HORSES3D-GPU: A high order discontinuous Galerkin accelerated solver for multi-GPU systems
Please login to view abstract download link
HORSES3D is a high-order discontinuous Galerkin finite element solver tailored for large- scale computational fluid dynamics (CFD) simulations, capable of handling compressible, incompressible, and multiphase flows. In this work, we present the porting of the compressible version of HORSES3D [1] to multi-GPU architectures using OpenACC, enabling scalable and efficient execution on modern high-performance computing systems, specifically those equipped with NVIDIA H100 GPUs, such as MareNostrum5. We demonstrate strong scaling performance, achieving near-ideal parallel efficiency in up to 256 GPUs for simulations involving more than 1 billion degrees of freedom (DOF). We also investigated the impact of polynomial order on performance and accuracy, finding that simulations with a polynomial order of P = 7 (corresponding to the 8th order accuracy) achieve the same computational efficiency as P = 4 (5th order accuracy), allowing higher-fidelity solutions without additional run-time cost.
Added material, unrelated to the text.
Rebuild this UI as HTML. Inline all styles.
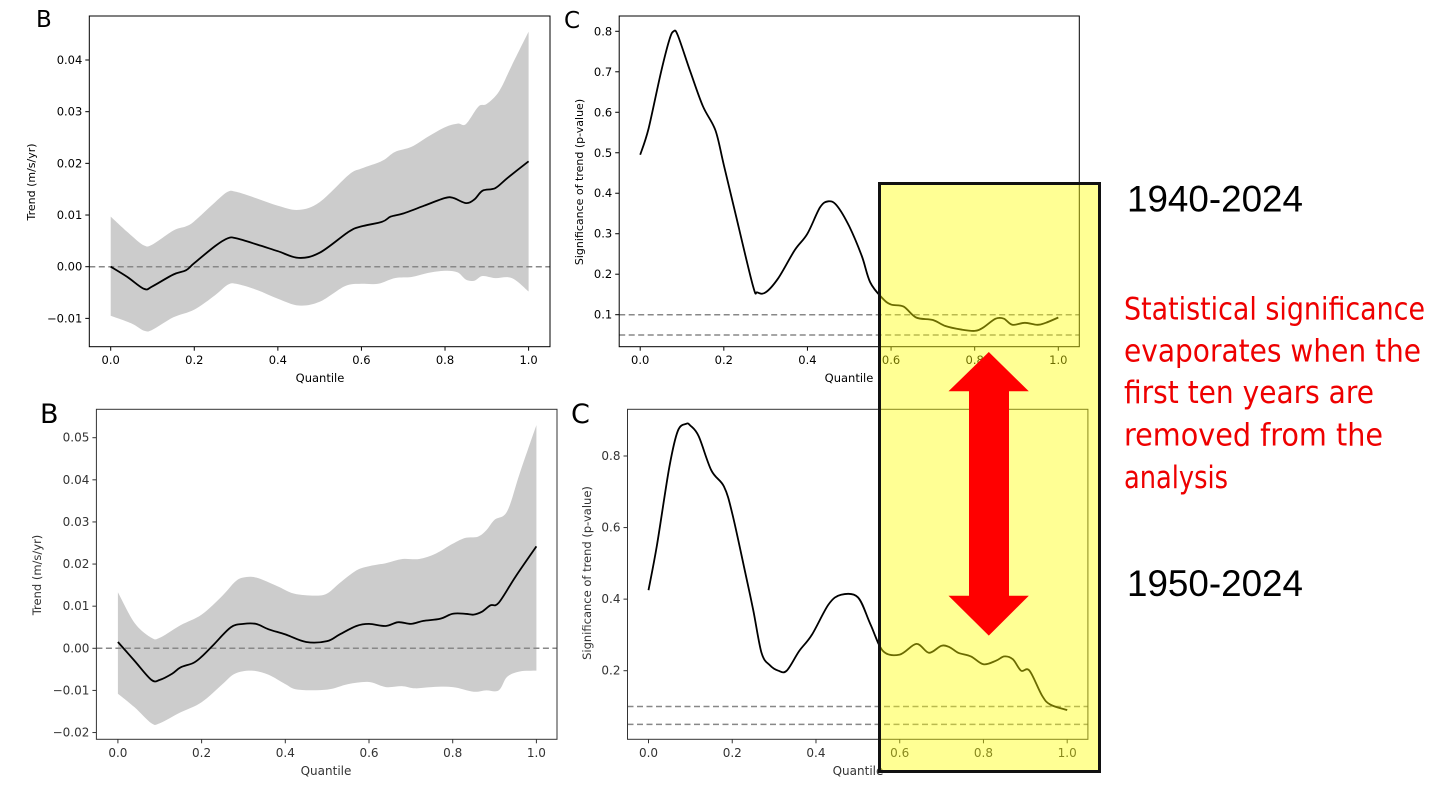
<!DOCTYPE html>
<html><head><meta charset="utf-8">
<style>
html,body{margin:0;padding:0;background:#fff;}
svg{display:block;}
text{font-family:"DejaVu Sans","Liberation Sans",sans-serif;}
</style></head>
<body>
<svg id="root" width="1456" height="796" viewBox="0 0 1456 796" xmlns="http://www.w3.org/2000/svg">
<g id="charts"></g>
<g id="overlay"></g>
</svg>
<script>
// ---------- DATA ----------
// Panel B (1940-2024): trend by quantile
const bTopLineQ = [0,.04,.08,.1,.15,.18,.2,.25,.28,.3,.35,.4,.45,.5,.57,.6,.65,.67,.7,.75,.8,.82,.85,.87,.89,.92,.95,1.0];
const bTopLineV = [0,-.002,-.0043,-.0038,-.0015,-.0007,.0007,.004,.0055,.0055,.0043,.003,.0017,.0027,.0068,.0078,.0087,.0097,.0103,.0118,.0133,.0133,.0123,.013,.0147,.0152,.0172,.0204];
const bTopUpQ = [0,.05,.08,.1,.15,.18,.2,.25,.28,.3,.35,.4,.45,.5,.57,.6,.65,.68,.72,.76,.8,.83,.85,.88,.9,.93,.96,1.0];
const bTopUpV = [.0097,.006,.0041,.0043,.007,.0078,.0088,.0125,.0145,.0145,.0132,.0118,.011,.0125,.0178,.019,.0205,.0222,.0232,.0252,.027,.0277,.0276,.031,.0315,.034,.039,.0455];
const bTopLoQ = [0,.05,.08,.1,.15,.2,.25,.28,.3,.35,.4,.45,.5,.56,.6,.64,.68,.72,.76,.8,.83,.85,.87,.89,.92,.96,1.0];
const bTopLoV = [-.0095,-.011,-.0124,-.0122,-.0098,-.0083,-.0055,-.0035,-.0033,-.0045,-.0062,-.0075,-.0068,-.0038,-.0033,-.0033,-.0022,-.002,-.0012,-.0008,-.0011,-.0025,-.0027,-.0018,-.0022,-.0022,-.0048];
const bTopYTicks = [-0.01,0.00,0.01,0.02,0.03,0.04];
const bTopYLabels = ["\u22120.01","0.00","0.01","0.02","0.03","0.04"];

// Panel B (1950-2024)
const bBotLineQ = [0,.04,.08,.1,.13,.15,.18,.2,.23,.27,.3,.33,.36,.4,.45,.5,.53,.57,.6,.64,.67,.7,.73,.77,.8,.83,.85,.87,.89,.91,.95,1.0];
const bBotLineV = [.0015,-.003,-.0075,-.0075,-.006,-.0045,-.0035,-.002,.001,.005,.0058,.0058,.0045,.0033,.0015,.0017,.0033,.0053,.0058,.0053,.0062,.0058,.0065,.007,.0082,.0082,.008,.0087,.0102,.0108,.017,.0242];
const bBotUpQ = [0,.04,.08,.1,.15,.2,.25,.28,.3,.33,.38,.42,.47,.5,.53,.57,.6,.64,.68,.72,.76,.8,.83,.86,.88,.9,.93,.96,1.0];
const bBotUpV = [.0133,.006,.0025,.0025,.0055,.008,.0125,.0158,.0168,.0168,.0148,.013,.0125,.013,.0155,.0185,.0195,.0202,.0212,.0212,.0225,.0248,.0262,.0265,.028,.0305,.0325,.0415,.053];
const bBotLoQ = [0,.04,.08,.1,.15,.2,.25,.28,.32,.36,.4,.43,.5,.55,.6,.64,.68,.71,.75,.8,.85,.88,.91,.93,.96,1.0];
const bBotLoV = [-.0108,-.014,-.0178,-.0178,-.0152,-.0128,-.0085,-.006,-.0053,-.0063,-.0085,-.0098,-.0098,-.0085,-.008,-.0092,-.009,-.0095,-.0092,-.0092,-.0103,-.01,-.01,-.0068,-.0055,-.0053];
const bBotYTicks = [-0.02,-0.01,0.00,0.01,0.02,0.03,0.04,0.05];
const bBotYLabels = ["\u22120.02","\u22120.01","0.00","0.01","0.02","0.03","0.04","0.05"];

// Panel C (1940-2024): p-value
const cTopQ = [0,.02,.05,.07,.08,.09,.12,.15,.18,.2,.23,.27,.28,.3,.33,.37,.4,.43,.45,.47,.5,.53,.55,.58,.6,.63,.66,.7,.73,.77,.8,.82,.85,.87,.89,.92,.95,.97,1.0];
const cTopP = [.495,.56,.7,.78,.8,.79,.7,.615,.555,.47,.34,.17,.155,.155,.19,.26,.3,.365,.38,.37,.318,.245,.18,.14,.125,.12,.093,.087,.072,.063,.06,.068,.09,.09,.075,.08,.075,.08,.093];
const cTopYTicks = [0.1,0.2,0.3,0.4,0.5,0.6,0.7,0.8];
const cTopYLabels = ["0.1","0.2","0.3","0.4","0.5","0.6","0.7","0.8"];

// Panel C (1950-2024)
const cBotQ = [0,.02,.05,.07,.09,.1,.12,.15,.18,.2,.23,.25,.27,.29,.31,.33,.36,.39,.43,.46,.5,.53,.56,.6,.64,.67,.7,.72,.74,.77,.8,.83,.85,.87,.89,.91,.94,.96,1.0];
const cBotP = [.425,.55,.77,.87,.89,.885,.855,.76,.715,.64,.48,.37,.25,.215,.2,.2,.255,.3,.385,.412,.405,.33,.255,.245,.275,.25,.27,.265,.25,.24,.218,.228,.24,.232,.2,.2,.13,.105,.09];
const cBotYTicks = [0.2,0.4,0.6,0.8];
const cBotYLabels = ["0.2","0.4","0.6","0.8"];

const xTicks = [0,0.2,0.4,0.6,0.8,1.0];
const xTickLabels = ["0.0","0.2","0.4","0.6","0.8","1.0"];

// ---------- DRAWING ----------
const NS = "http://www.w3.org/2000/svg";
const charts = document.getElementById('charts');
function mk(tag, attrs, parent){
  const e = document.createElementNS(NS, tag);
  for (const k in attrs) e.setAttribute(k, attrs[k]);
  (parent||charts).appendChild(e);
  return e;
}
function scale(d0,d1,r0,r1){ return v => r0 + (v-d0)/(d1-d0)*(r1-r0); }
// Catmull-Rom smoothed path segment through points (without initial M)
function smooth(p){
  let d = '';
  for (let i=0;i<p.length-1;i++){
    const p0=p[Math.max(i-1,0)], p1=p[i], p2=p[i+1], p3=p[Math.min(i+2,p.length-1)];
    const c1x=p1[0]+(p2[0]-p0[0])/6, c1y=p1[1]+(p2[1]-p0[1])/6;
    const c2x=p2[0]-(p3[0]-p1[0])/6, c2y=p2[1]-(p3[1]-p1[1])/6;
    d += ' C'+c1x.toFixed(1)+','+c1y.toFixed(1)+' '+c2x.toFixed(1)+','+c2y.toFixed(1)+' '+p2[0].toFixed(1)+','+p2[1].toFixed(1);
  }
  return d;
}

function drawPanel(cfg){
  const g = mk('g', {});
  
  
  const X = scale(0,1,cfg.x0,cfg.x1);
  const Y = scale(cfg.yA,cfg.yB,cfg.pyA,cfg.pyB);
  const col = cfg.col;
  if (cfg.upQ){
    const up = cfg.upQ.map((q,i)=>[X(q),Y(cfg.upV[i])]);
    const lo = cfg.loQ.map((q,i)=>[X(q),Y(cfg.loV[i])]).reverse();
    const d = 'M'+up[0][0]+','+up[0][1]+smooth(up)+' L'+lo[0][0]+','+lo[0][1]+smooth(lo)+' Z';
    const band = mk('path', {d:d, fill:'#cccccc', stroke:'none'}, g);
    
    
  }
  cfg.refs.forEach(r=>{
    const l = mk('line', {x1:cfg.bx0, x2:cfg.bx1, y1:Y(r), y2:Y(r), stroke:'#888', 'stroke-width':1.5, 'stroke-dasharray':'6,3.5'}, g);
    
    
  });
  const pts = cfg.lineQ.map((q,i)=>[X(q),Y(cfg.lineV[i])]);
  const pl = mk('path', {d:'M'+pts[0][0]+','+pts[0][1]+smooth(pts), fill:'none', stroke:'#000', 'stroke-width':1.8, 'stroke-linejoin':'round'}, g);
  
  
  const fr = mk('rect', {x:cfg.bx0, y:cfg.by0, width:cfg.bx1-cfg.bx0, height:cfg.by1-cfg.by0, fill:'none', stroke:col, 'stroke-width':1}, g);
  
  
  xTicks.forEach((t,i)=>{
    mk('line', {x1:X(t), x2:X(t), y1:cfg.by1, y2:cfg.by1+4, stroke:col}, g);
    const tx = mk('text', {x:X(t), y:cfg.xtY, 'text-anchor':'middle', 'font-size':cfg.fs, fill:col}, g);
    tx.textContent = xTickLabels[i];
    
    
  });
  cfg.yTicks.forEach((t,i)=>{
    mk('line', {x1:cfg.bx0-4, x2:cfg.bx0, y1:Y(t), y2:Y(t), stroke:col}, g);
    const tx = mk('text', {x:cfg.bx0-7, y:Y(t)+4, 'text-anchor':'end', 'font-size':cfg.fs, fill:col}, g);
    tx.textContent = cfg.yLabels[i];
    
    
  });
  const xl = mk('text', {x:cfg.xlX, y:cfg.xlY, 'text-anchor':'middle', 'font-size':cfg.fs, fill:col}, g);
  xl.textContent = 'Quantile';
  
  
  const yl = mk('text', {x:0, y:0, 'text-anchor':'middle', 'font-size':cfg.fs-0.5, fill:col, transform:'translate('+cfg.ylX+','+cfg.ylY+') rotate(-90)'}, g);
  yl.textContent = cfg.yTitle;
  
  
  const pl2 = mk('text', {x:cfg.letX, y:cfg.letY, 'font-size':cfg.letS, fill:'#000', 'font-family':'Liberation Sans, sans-serif'}, g);
  pl2.textContent = cfg.letter;
  
  
}

drawPanel({name:'trend-chart-1940', x0:110.7, x1:528.6, yA:0, yB:0.04, pyA:266.7, pyB:60,
  bx0:89.3, bx1:550, by0:16, by1:346.7, col:'#000', fs:11.5,
  upQ:bTopUpQ, upV:bTopUpV, loQ:bTopLoQ, loV:bTopLoV, lineQ:bTopLineQ, lineV:bTopLineV,
  refs:[0], yTicks:bTopYTicks, yLabels:bTopYLabels, xtY:364, xlX:320, xlY:382,
  ylX:35, ylY:182, yTitle:'Trend (m/s/yr)', letter:'B', letX:36, letY:27, letS:23});

drawPanel({name:'trend-chart-1950', x0:117.9, x1:536.4, yA:0, yB:0.05, pyA:648.3, pyB:437.7,
  bx0:96.4, bx1:557, by0:409.3, by1:739.3, col:'#333', fs:12,
  upQ:bBotUpQ, upV:bBotUpV, loQ:bBotLoQ, loV:bBotLoV, lineQ:bBotLineQ, lineV:bBotLineV,
  refs:[0], yTicks:bBotYTicks, yLabels:bBotYLabels, xtY:757, xlX:326, xlY:775,
  ylX:41, ylY:575, yTitle:'Trend (m/s/yr)', letter:'B', letX:40, letY:423, letS:27});

drawPanel({name:'pvalue-chart-1940', x0:640.2, x1:1058.3, yA:0.1, yB:0.8, pyA:314.7, pyB:31.3,
  bx0:619.2, bx1:1079.3, by0:16, by1:346.7, col:'#000', fs:11.5,
  lineQ:cTopQ, lineV:cTopP, refs:[0.1,0.05], yTicks:cTopYTicks, yLabels:cTopYLabels,
  xtY:364, xlX:849, xlY:382, ylX:583, ylY:182, yTitle:'Significance of trend (p-value)',
  letter:'C', letX:564, letY:28, letS:23});

drawPanel({name:'pvalue-chart-1950', x0:648.5, x1:1067.2, yA:0.2, yB:0.8, pyA:670.7, pyB:456,
  bx0:627.5, bx1:1087.9, by0:409.3, by1:739.3, col:'#333', fs:12,
  lineQ:cBotQ, lineV:cBotP, refs:[0.1,0.05], yTicks:cBotYTicks, yLabels:cBotYLabels,
  xtY:757, xlX:858, xlY:775, ylX:591, ylY:573, yTitle:'Significance of trend (p-value)',
  letter:'C', letX:571, letY:423, letS:27});
</script>
<script>
const ov = document.getElementById('overlay');
ov.innerHTML = `
<rect x="879.5" y="183.5" width="220" height="588" fill="rgba(255,255,0,0.42)" stroke="#111" stroke-width="3"/>
<polygon points="988.8,352 1028.8,391.3 1009,391.3 1009,595.7 1028.8,595.7 988.8,635.6 948.5,595.7 969,595.7 969,391.3 948.5,391.3" fill="#ff0000"/>
<text x="1127" y="211.5" font-size="37" textLength="176" lengthAdjust="spacingAndGlyphs" fill="#000" style="font-family:'Liberation Sans',sans-serif">1940-2024</text>
<text x="1127" y="596" font-size="37" textLength="176" lengthAdjust="spacingAndGlyphs" fill="#000" style="font-family:'Liberation Sans',sans-serif">1950-2024</text>
<g fill="#ee0000" font-size="31" style="font-family:'Liberation Sans',sans-serif">
<text x="1124" y="319.5" textLength="301" lengthAdjust="spacingAndGlyphs">Statistical significance</text>
<text x="1124" y="361.7" textLength="297" lengthAdjust="spacingAndGlyphs">evaporates when the</text>
<text x="1124" y="403.2" textLength="250" lengthAdjust="spacingAndGlyphs">first ten years are</text>
<text x="1124" y="445.5" textLength="259" lengthAdjust="spacingAndGlyphs">removed from the</text>
<text x="1124" y="488.2" textLength="104" lengthAdjust="spacingAndGlyphs">analysis</text>
</g>`;
</script>
</body></html>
To validate the capabilities of the GPU-accelerated solver, we present large-scale simulations of complex engineering applications, including the Taylor-Green vortex problem and a 3D aircraft and wind turbines [2]. These applications demonstrate the robustness and versatility of HORSES3D in simulating real-world scenarios across a wide range of flow regimes. Our results underline the effectiveness of accelerating high-order solvers and provide actionable insights into achieving optimal performance and accuracy on emerging exascale GPU architectures for advanced CFD applications.